Each line below should be retyped exactly, with no pictures.

SOURCE MATERIAL>
================

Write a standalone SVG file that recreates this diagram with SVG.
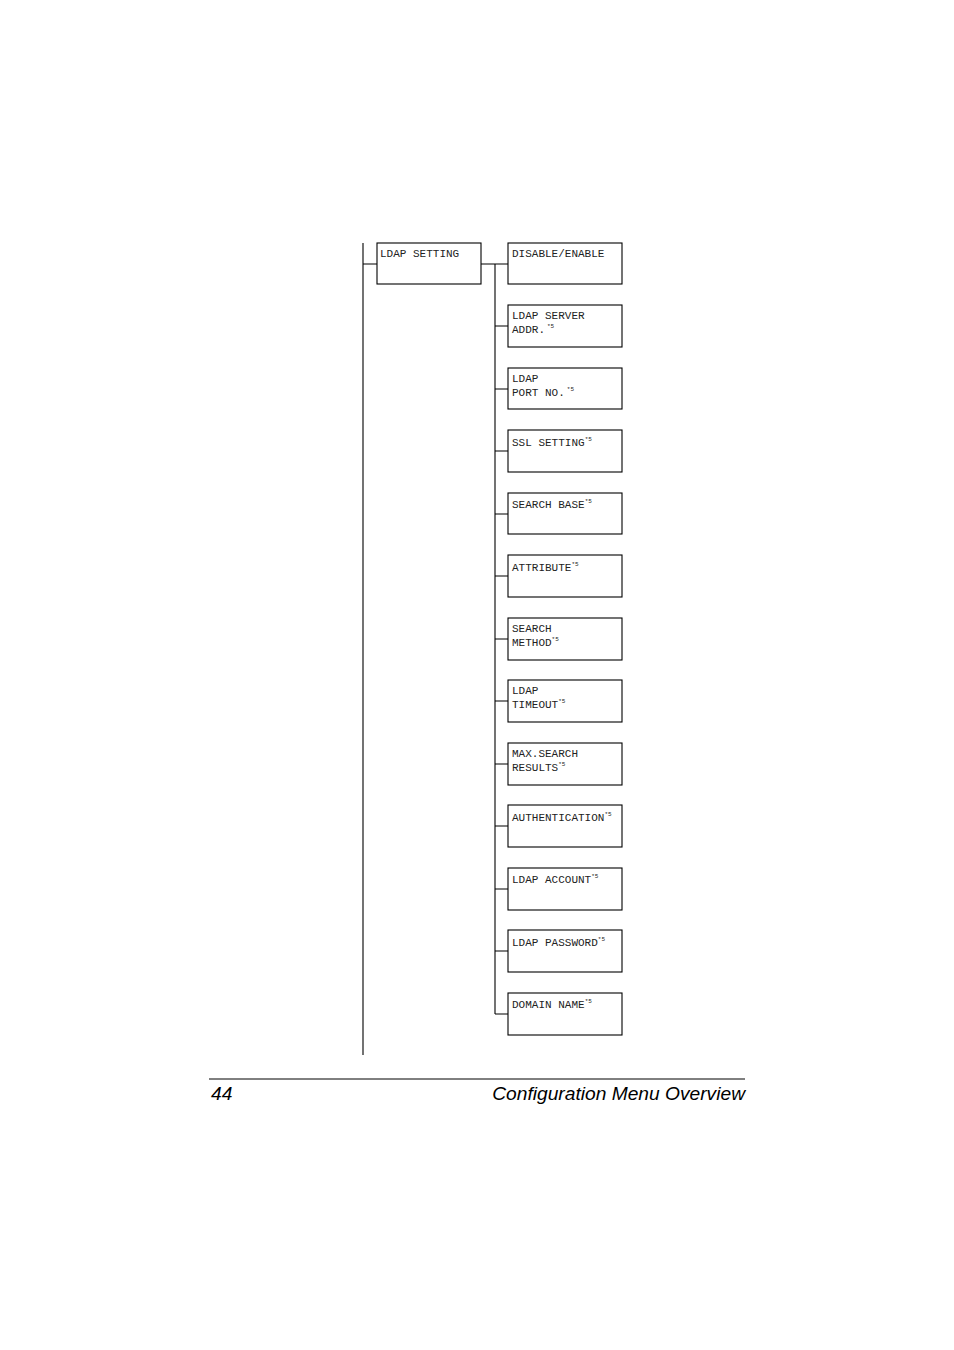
<svg xmlns="http://www.w3.org/2000/svg" width="954" height="1350" viewBox="0 0 954 1350">
<style>
.box{fill:#fff;stroke:#000;stroke-width:1.1}
.ln{stroke:#000;stroke-width:1.1;fill:none}
.t{font-family:"Liberation Mono","Courier New",monospace;font-size:11px;fill:#222}
.s{font-size:6px}
.f{font-family:"Liberation Sans",Arial,sans-serif;font-size:19.2px;font-style:italic;fill:#000}
</style>
<rect width="954" height="1350" fill="#fff"/>
<g id="connectors">
<path class="ln" d="M363,243V1055 M363,264H377 M481,264H508 M495,264V1014"/>
<path class="ln" d="M495,326H508 M495,389H508 M495,451H508 M495,514H508 M495,576H508 M495,639H508 M495,701H508 M495,764H508 M495,826H508 M495,889H508 M495,951H508 M495,1014H508"/>
</g>
<g id="ldap-setting"><rect class="box" x="377" y="243" width="104" height="41"/><text class="t" x="380" y="257">LDAP SETTING</text></g>
<g id="n1"><rect class="box" x="508" y="243" width="114" height="41"/><text class="t" x="512" y="257">DISABLE/ENABLE</text></g>
<g id="n2"><rect class="box" x="508" y="305" width="114" height="42"/><text class="t" x="512" y="319">LDAP SERVER</text><text class="t" x="512" y="333">ADDR.<tspan class="s" dx="2" dy="-5">*5</tspan></text></g>
<g id="n3"><rect class="box" x="508" y="368" width="114" height="41"/><text class="t" x="512" y="382">LDAP</text><text class="t" x="512" y="396">PORT NO.<tspan class="s" dx="2" dy="-5">*5</tspan></text></g>
<g id="n4"><rect class="box" x="508" y="430" width="114" height="42"/><text class="t" x="512" y="446">SSL SETTING<tspan class="s" dy="-5">*5</tspan></text></g>
<g id="n5"><rect class="box" x="508" y="493" width="114" height="41"/><text class="t" x="512" y="508">SEARCH BASE<tspan class="s" dy="-5">*5</tspan></text></g>
<g id="n6"><rect class="box" x="508" y="555" width="114" height="42"/><text class="t" x="512" y="571">ATTRIBUTE<tspan class="s" dy="-5">*5</tspan></text></g>
<g id="n7"><rect class="box" x="508" y="618" width="114" height="42"/><text class="t" x="512" y="632">SEARCH</text><text class="t" x="512" y="646">METHOD<tspan class="s" dy="-5">*5</tspan></text></g>
<g id="n8"><rect class="box" x="508" y="680" width="114" height="42"/><text class="t" x="512" y="694">LDAP</text><text class="t" x="512" y="708">TIMEOUT<tspan class="s" dy="-5">*5</tspan></text></g>
<g id="n9"><rect class="box" x="508" y="743" width="114" height="42"/><text class="t" x="512" y="757">MAX.SEARCH</text><text class="t" x="512" y="771">RESULTS<tspan class="s" dy="-5">*5</tspan></text></g>
<g id="n10"><rect class="box" x="508" y="805" width="114" height="42"/><text class="t" x="512" y="821">AUTHENTICATION<tspan class="s" dy="-5">*5</tspan></text></g>
<g id="n11"><rect class="box" x="508" y="868" width="114" height="42"/><text class="t" x="512" y="883">LDAP ACCOUNT<tspan class="s" dy="-5">*5</tspan></text></g>
<g id="n12"><rect class="box" x="508" y="930" width="114" height="42"/><text class="t" x="512" y="946">LDAP PASSWORD<tspan class="s" dy="-5">*5</tspan></text></g>
<g id="n13"><rect class="box" x="508" y="993" width="114" height="42"/><text class="t" x="512" y="1008">DOMAIN NAME<tspan class="s" dy="-5">*5</tspan></text></g>
<g id="footer">
<line x1="209" y1="1079" x2="745" y2="1079" stroke="#000" stroke-width="1"/>
<text class="f" x="211" y="1100">44</text>
<text class="f" x="745" y="1100" text-anchor="end">Configuration Menu Overview</text>
</g>
</svg>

================

OUTPUT OF THE EXERCISE>
Write a standalone SVG file that recreates this diagram with SVG.
<svg xmlns="http://www.w3.org/2000/svg" width="954" height="1350" viewBox="0 0 954 1350">
<style>
.box{fill:#fff;stroke:#000;stroke-width:1.1}
.ln{stroke:#000;stroke-width:1.1;fill:none}
.t{font-family:"Liberation Mono","Courier New",monospace;font-size:11px;fill:#222}
.s{font-size:6px}
.f{font-family:"Liberation Sans",Arial,sans-serif;font-size:19.2px;font-style:italic;fill:#000}
</style>
<rect width="954" height="1350" fill="#fff"/>
<g id="connectors">
<path class="ln" d="M363,243V1055 M363,264H377 M481,264H508 M495,264V1014"/>
<path class="ln" d="M495,326H508 M495,389H508 M495,451H508 M495,514H508 M495,576H508 M495,639H508 M495,701H508 M495,764H508 M495,826H508 M495,889H508 M495,951H508 M495,1014H508"/>
</g>
<g id="ldap-setting"><rect class="box" x="377" y="243" width="104" height="41"/><text class="t" x="380" y="257">LDAP SETTING</text></g>
<g id="n1"><rect class="box" x="508" y="243" width="114" height="41"/><text class="t" x="512" y="257">DISABLE/ENABLE</text></g>
<g id="n2"><rect class="box" x="508" y="305" width="114" height="42"/><text class="t" x="512" y="319">LDAP SERVER</text><text class="t" x="512" y="333">ADDR.<tspan class="s" dx="2" dy="-5">*5</tspan></text></g>
<g id="n3"><rect class="box" x="508" y="368" width="114" height="41"/><text class="t" x="512" y="382">LDAP</text><text class="t" x="512" y="396">PORT NO.<tspan class="s" dx="2" dy="-5">*5</tspan></text></g>
<g id="n4"><rect class="box" x="508" y="430" width="114" height="42"/><text class="t" x="512" y="446">SSL SETTING<tspan class="s" dy="-5">*5</tspan></text></g>
<g id="n5"><rect class="box" x="508" y="493" width="114" height="41"/><text class="t" x="512" y="508">SEARCH BASE<tspan class="s" dy="-5">*5</tspan></text></g>
<g id="n6"><rect class="box" x="508" y="555" width="114" height="42"/><text class="t" x="512" y="571">ATTRIBUTE<tspan class="s" dy="-5">*5</tspan></text></g>
<g id="n7"><rect class="box" x="508" y="618" width="114" height="42"/><text class="t" x="512" y="632">SEARCH</text><text class="t" x="512" y="646">METHOD<tspan class="s" dy="-5">*5</tspan></text></g>
<g id="n8"><rect class="box" x="508" y="680" width="114" height="42"/><text class="t" x="512" y="694">LDAP</text><text class="t" x="512" y="708">TIMEOUT<tspan class="s" dy="-5">*5</tspan></text></g>
<g id="n9"><rect class="box" x="508" y="743" width="114" height="42"/><text class="t" x="512" y="757">MAX.SEARCH</text><text class="t" x="512" y="771">RESULTS<tspan class="s" dy="-5">*5</tspan></text></g>
<g id="n10"><rect class="box" x="508" y="805" width="114" height="42"/><text class="t" x="512" y="821">AUTHENTICATION<tspan class="s" dy="-5">*5</tspan></text></g>
<g id="n11"><rect class="box" x="508" y="868" width="114" height="42"/><text class="t" x="512" y="883">LDAP ACCOUNT<tspan class="s" dy="-5">*5</tspan></text></g>
<g id="n12"><rect class="box" x="508" y="930" width="114" height="42"/><text class="t" x="512" y="946">LDAP PASSWORD<tspan class="s" dy="-5">*5</tspan></text></g>
<g id="n13"><rect class="box" x="508" y="993" width="114" height="42"/><text class="t" x="512" y="1008">DOMAIN NAME<tspan class="s" dy="-5">*5</tspan></text></g>
<g id="footer">
<line x1="209" y1="1079" x2="745" y2="1079" stroke="#000" stroke-width="1"/>
<text class="f" x="211" y="1100">44</text>
<text class="f" x="745" y="1100" text-anchor="end">Configuration Menu Overview</text>
</g>
</svg>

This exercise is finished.